START
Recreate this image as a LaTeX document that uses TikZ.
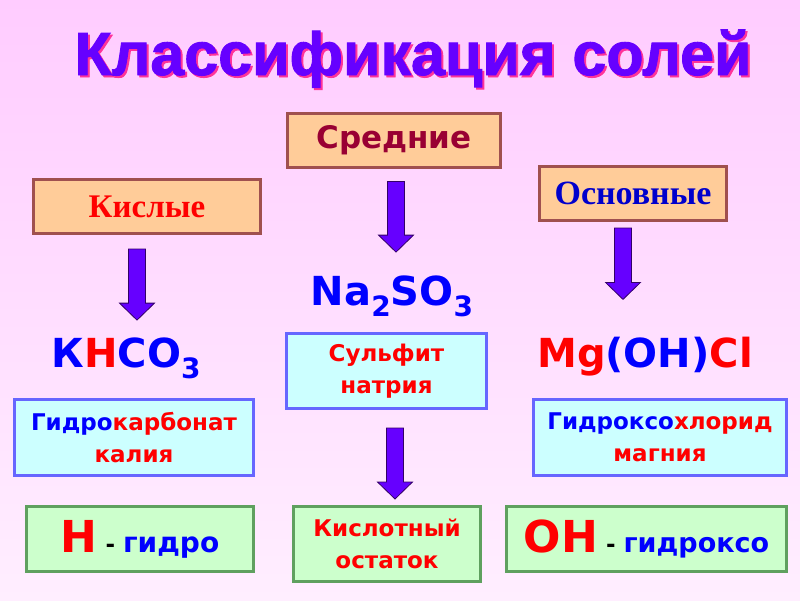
\documentclass[tikz,border=0pt]{standalone}
\usepackage{fontspec}
\setmainfont{DejaVu Sans}
\newfontfamily\titlefont{Liberation Sans}[BoldFeatures={FakeBold=1.5}]
\newfontfamily\romanfont{Liberation Serif}
\usetikzlibrary{calc}

\definecolor{bgtop}{HTML}{FFCCFF}
\definecolor{bgbottom}{HTML}{FFEEFF}
\definecolor{titlecol}{HTML}{6600FF}
\definecolor{titleshade}{HTML}{FF3399}
\definecolor{typefill}{HTML}{FFCC99}
\definecolor{typeline}{HTML}{A0504F}
\definecolor{namefill}{HTML}{CCFFFF}
\definecolor{nameline}{HTML}{6666FF}
\definecolor{notefill}{HTML}{CCFFCC}
\definecolor{noteline}{HTML}{5FA05F}
\definecolor{arrowfill}{HTML}{6600FF}
\definecolor{arrowline}{HTML}{330066}
\definecolor{darkred}{HTML}{990033}
\definecolor{chemblue}{HTML}{0000FF}
\definecolor{chemred}{HTML}{FF0000}

\newcommand{\idx}[1]{\raisebox{-0.28em}{\fontsize{28}{28}\selectfont #1}}

\tikzset{
    typebox/.style={draw=typeline, fill=typefill, line width=3pt, minimum height=54pt},
    namebox/.style={draw=nameline, fill=namefill, line width=3pt, align=center,
        font=\bfseries\fontsize{23}{32}\selectfont},
    notebox/.style={draw=noteline, fill=notefill, line width=3pt, align=center,
        font=\bfseries\fontsize{23}{32}\selectfont},
    formula/.style={font=\bfseries\fontsize{40}{40}\selectfont, inner sep=0pt, anchor=base},
    titletext/.style={anchor=base, font=\titlefont\bfseries\fontsize{61}{61}\selectfont},
    bigarrow/.style={fill=arrowfill, draw=arrowline, line width=0.8pt,
        to path={let \p1=(\tikztostart), \p2=(\tikztotarget) in
            (\x1-8.5pt,\y1) -- (\x1+8.5pt,\y1) -- (\x1+8.5pt,\y2+17pt)
            -- (\x1+17.5pt,\y2+17pt) -- (\x1,\y2) -- (\x1-17.5pt,\y2+17pt)
            -- (\x1-8.5pt,\y2+17pt) -- cycle}}
}

\begin{document}
\begin{tikzpicture}[x=1pt, y=-1pt]
    \useasboundingbox (0, 0) rectangle (800, 600);
    \shade[top color=bgtop, bottom color=bgbottom] (0, 0) rectangle (800, 600);

    % title with its shadow
    \node (titleshadow) at (415, 77) [titletext, text=titleshade] {Классификация солей};
    \node (title) at (413, 75) [titletext, text=titlecol] {Классификация солей};

    % kinds of salts
    \node (sred) at (394, 140) [typebox, minimum width=213pt, text=darkred,
        font=\bfseries\fontsize{31}{31}\selectfont] {Средние};
    \node (kisl) at (147, 206.5) [typebox, minimum width=227pt, text=chemred,
        font=\romanfont\bfseries\fontsize{33}{33}\selectfont] {Кислые};
    \node (osn) at (633, 193.5) [typebox, minimum width=187pt, text=chemblue!80!black,
        font=\romanfont\bfseries\fontsize{34}{34}\selectfont] {Основные};

    % formulas
    \node (khco) at (126, 367) [formula] {\textcolor{chemblue}{К}\textcolor{chemred}{Н}\textcolor{chemblue}{СО\idx{3}}};
    \node (naso) at (392, 305) [formula, text=chemblue] {Na\idx{2}SO\idx{3}};
    \node (mgoh) at (645, 367) [formula] {\textcolor{chemred}{Mg}\textcolor{chemblue}{(OH)}\textcolor{chemred}{Cl}};

    % names
    \node (sulf) at (386.5, 371) [namebox, minimum width=200pt, minimum height=75pt, text=chemred] {Сульфит\\натрия};
    \node (hydcarb) at (134, 437.5) [namebox, minimum width=239pt, minimum height=76pt, text=chemred]
        {\textcolor{chemblue}{Гидро}карбонат\\калия};
    \node (hydchl) at (660, 437.5) [namebox, minimum width=253pt, minimum height=76pt, text=chemred]
        {\textcolor{chemblue}{Гидроксо}хлорид\\магния};

    % notes
    \node (hnote) at (140, 539) [notebox, minimum width=227pt, minimum height=65pt]
        {{\fontsize{44}{44}\selectfont\textcolor{chemred}{Н}} - \textcolor{chemblue}{\fontsize{28}{28}\selectfont гидро}};
    \node (ostat) at (387, 544) [notebox, minimum width=187pt, minimum height=75pt, text=chemred] {Кислотный\\остаток};
    \node (ohnote) at (646.5, 539) [notebox, minimum width=280pt, minimum height=65pt]
        {{\fontsize{44}{44}\selectfont\textcolor{chemred}{ОН}} - \textcolor{chemblue}{\fontsize{27}{27}\selectfont гидроксо}};

    % arrows
    \draw[bigarrow] ([xshift=-10pt, yshift=-14pt]kisl.south) to ([yshift=17pt]khco.north);
    \draw[bigarrow] ([xshift=2pt, yshift=-13pt]sred.south) to ([yshift=23pt]naso.north);
    \draw[bigarrow] ([xshift=-10pt, yshift=-6pt]osn.south) to ([yshift=37pt]mgoh.north);
    \draw[bigarrow] ([xshift=8.5pt, yshift=-18pt]sulf.south) to ([yshift=6pt]ostat.north);
\end{tikzpicture}
\end{document}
END
From the material above, copy everything exactly but the pictures.

• [REPLY]
Recreate this image as a LaTeX document that uses TikZ.
\documentclass[tikz,border=0pt]{standalone}
\usepackage{fontspec}
\setmainfont{DejaVu Sans}
\newfontfamily\titlefont{Liberation Sans}[BoldFeatures={FakeBold=1.5}]
\newfontfamily\romanfont{Liberation Serif}
\usetikzlibrary{calc}

\definecolor{bgtop}{HTML}{FFCCFF}
\definecolor{bgbottom}{HTML}{FFEEFF}
\definecolor{titlecol}{HTML}{6600FF}
\definecolor{titleshade}{HTML}{FF3399}
\definecolor{typefill}{HTML}{FFCC99}
\definecolor{typeline}{HTML}{A0504F}
\definecolor{namefill}{HTML}{CCFFFF}
\definecolor{nameline}{HTML}{6666FF}
\definecolor{notefill}{HTML}{CCFFCC}
\definecolor{noteline}{HTML}{5FA05F}
\definecolor{arrowfill}{HTML}{6600FF}
\definecolor{arrowline}{HTML}{330066}
\definecolor{darkred}{HTML}{990033}
\definecolor{chemblue}{HTML}{0000FF}
\definecolor{chemred}{HTML}{FF0000}

\newcommand{\idx}[1]{\raisebox{-0.28em}{\fontsize{28}{28}\selectfont #1}}

\tikzset{
    typebox/.style={draw=typeline, fill=typefill, line width=3pt, minimum height=54pt},
    namebox/.style={draw=nameline, fill=namefill, line width=3pt, align=center,
        font=\bfseries\fontsize{23}{32}\selectfont},
    notebox/.style={draw=noteline, fill=notefill, line width=3pt, align=center,
        font=\bfseries\fontsize{23}{32}\selectfont},
    formula/.style={font=\bfseries\fontsize{40}{40}\selectfont, inner sep=0pt, anchor=base},
    titletext/.style={anchor=base, font=\titlefont\bfseries\fontsize{61}{61}\selectfont},
    bigarrow/.style={fill=arrowfill, draw=arrowline, line width=0.8pt,
        to path={let \p1=(\tikztostart), \p2=(\tikztotarget) in
            (\x1-8.5pt,\y1) -- (\x1+8.5pt,\y1) -- (\x1+8.5pt,\y2+17pt)
            -- (\x1+17.5pt,\y2+17pt) -- (\x1,\y2) -- (\x1-17.5pt,\y2+17pt)
            -- (\x1-8.5pt,\y2+17pt) -- cycle}}
}

\begin{document}
\begin{tikzpicture}[x=1pt, y=-1pt]
    \useasboundingbox (0, 0) rectangle (800, 600);
    \shade[top color=bgtop, bottom color=bgbottom] (0, 0) rectangle (800, 600);

    % title with its shadow
    \node (titleshadow) at (415, 77) [titletext, text=titleshade] {Классификация солей};
    \node (title) at (413, 75) [titletext, text=titlecol] {Классификация солей};

    % kinds of salts
    \node (sred) at (394, 140) [typebox, minimum width=213pt, text=darkred,
        font=\bfseries\fontsize{31}{31}\selectfont] {Средние};
    \node (kisl) at (147, 206.5) [typebox, minimum width=227pt, text=chemred,
        font=\romanfont\bfseries\fontsize{33}{33}\selectfont] {Кислые};
    \node (osn) at (633, 193.5) [typebox, minimum width=187pt, text=chemblue!80!black,
        font=\romanfont\bfseries\fontsize{34}{34}\selectfont] {Основные};

    % formulas
    \node (khco) at (126, 367) [formula] {\textcolor{chemblue}{К}\textcolor{chemred}{Н}\textcolor{chemblue}{СО\idx{3}}};
    \node (naso) at (392, 305) [formula, text=chemblue] {Na\idx{2}SO\idx{3}};
    \node (mgoh) at (645, 367) [formula] {\textcolor{chemred}{Mg}\textcolor{chemblue}{(OH)}\textcolor{chemred}{Cl}};

    % names
    \node (sulf) at (386.5, 371) [namebox, minimum width=200pt, minimum height=75pt, text=chemred] {Сульфит\\натрия};
    \node (hydcarb) at (134, 437.5) [namebox, minimum width=239pt, minimum height=76pt, text=chemred]
        {\textcolor{chemblue}{Гидро}карбонат\\калия};
    \node (hydchl) at (660, 437.5) [namebox, minimum width=253pt, minimum height=76pt, text=chemred]
        {\textcolor{chemblue}{Гидроксо}хлорид\\магния};

    % notes
    \node (hnote) at (140, 539) [notebox, minimum width=227pt, minimum height=65pt]
        {{\fontsize{44}{44}\selectfont\textcolor{chemred}{Н}} - \textcolor{chemblue}{\fontsize{28}{28}\selectfont гидро}};
    \node (ostat) at (387, 544) [notebox, minimum width=187pt, minimum height=75pt, text=chemred] {Кислотный\\остаток};
    \node (ohnote) at (646.5, 539) [notebox, minimum width=280pt, minimum height=65pt]
        {{\fontsize{44}{44}\selectfont\textcolor{chemred}{ОН}} - \textcolor{chemblue}{\fontsize{27}{27}\selectfont гидроксо}};

    % arrows
    \draw[bigarrow] ([xshift=-10pt, yshift=-14pt]kisl.south) to ([yshift=17pt]khco.north);
    \draw[bigarrow] ([xshift=2pt, yshift=-13pt]sred.south) to ([yshift=23pt]naso.north);
    \draw[bigarrow] ([xshift=-10pt, yshift=-6pt]osn.south) to ([yshift=37pt]mgoh.north);
    \draw[bigarrow] ([xshift=8.5pt, yshift=-18pt]sulf.south) to ([yshift=6pt]ostat.north);
\end{tikzpicture}
\end{document}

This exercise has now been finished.